* [Dataset excerpt]:
§

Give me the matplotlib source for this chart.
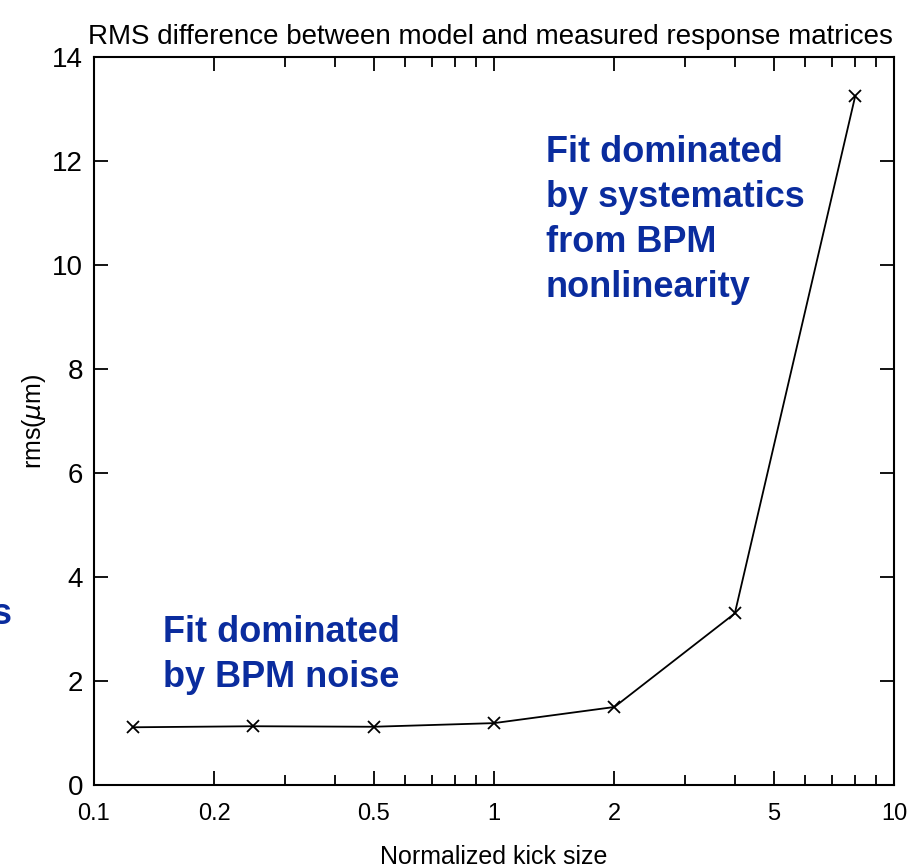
import matplotlib
matplotlib.use('Agg')
import matplotlib.pyplot as plt
from matplotlib.ticker import LogLocator, NullFormatter
import numpy as np

# data
kick = [0.125, 0.25, 0.5, 1, 2, 4, 8]
rms = [1.11, 1.13, 1.12, 1.19, 1.5, 3.3, 13.25]

xtick_vals = [0.1, 0.2, 0.5, 1, 2, 5, 10]
xtick_labels = ['0.1', '0.2', '0.5', '1', '2', '5', '10']
ytick_vals = [0, 2, 4, 6, 8, 10, 12, 14]

plain = dict(family='Liberation Sans')
bold_font = dict(family='Liberation Sans', fontweight='bold')
blue = '#0A2C9E'

fig = plt.figure(figsize=(9.13, 8.68), dpi=100)
ax = fig.add_axes([94 / 913, 1 - 785 / 868, 800 / 913, 728 / 868])

ax.plot(kick, rms, color='black', lw=1.3, marker='x', ms=9, mew=1.3)

ax.set_xscale('log')
ax.set_xlim(0.1, 10)
ax.set_ylim(0, 14)

ax.xaxis.set_minor_locator(LogLocator(base=10, subs=np.arange(2, 10)))
ax.xaxis.set_minor_formatter(NullFormatter())
ax.set_xticks(xtick_vals)
ax.set_xticklabels(xtick_labels, fontsize=17, **plain)
ax.set_yticks(ytick_vals)
ax.set_yticklabels([str(v) for v in ytick_vals], fontsize=20, **plain)

ax.tick_params(which='both', direction='in', top=True, right=True, width=1.3)
ax.tick_params(which='major', length=10)
ax.tick_params(axis='x', which='major', pad=13)
ax.tick_params(axis='y', which='major', pad=8)
ax.tick_params(which='minor', length=7)
for s in ax.spines.values():
    s.set_linewidth(1.5)

ax.set_title('RMS difference between model and measured response matrices',
             fontsize=20, pad=9, x=0.496, **plain)
ax.set_xlabel('Normalized kick size', fontsize=18, labelpad=14, **plain)
ax.set_ylabel(r'rms($\mu$m)', fontsize=18, labelpad=3, **plain)

ax.text(0.565, 0.893, 'Fit dominated\nby systematics\nfrom BPM\nnonlinearity',
        transform=ax.transAxes, color=blue, fontsize=26,
        va='top', ha='left', linespacing=1.37, **bold_font)
ax.text(0.086, 0.2335, 'Fit dominated\nby BPM noise',
        transform=ax.transAxes, color=blue, fontsize=26,
        va='top', ha='left', linespacing=1.37, **bold_font)
fig.text(12 / 913, 1 - 615 / 868, 's', color=blue, fontsize=26,
         va='center', ha='right', **bold_font)

fig.savefig('out.png', dpi=100)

§

* [What the task requires]:
Every line from the start of the listing above through the line with "marker='x', ms=9, mew=1.3)" should be repeated exactly; skip the pictures and add nothing else.

* [The reply]:
Give me the matplotlib source for this chart.
import matplotlib
matplotlib.use('Agg')
import matplotlib.pyplot as plt
from matplotlib.ticker import LogLocator, NullFormatter
import numpy as np

# data
kick = [0.125, 0.25, 0.5, 1, 2, 4, 8]
rms = [1.11, 1.13, 1.12, 1.19, 1.5, 3.3, 13.25]

xtick_vals = [0.1, 0.2, 0.5, 1, 2, 5, 10]
xtick_labels = ['0.1', '0.2', '0.5', '1', '2', '5', '10']
ytick_vals = [0, 2, 4, 6, 8, 10, 12, 14]

plain = dict(family='Liberation Sans')
bold_font = dict(family='Liberation Sans', fontweight='bold')
blue = '#0A2C9E'

fig = plt.figure(figsize=(9.13, 8.68), dpi=100)
ax = fig.add_axes([94 / 913, 1 - 785 / 868, 800 / 913, 728 / 868])

ax.plot(kick, rms, color='black', lw=1.3, marker='x', ms=9, mew=1.3)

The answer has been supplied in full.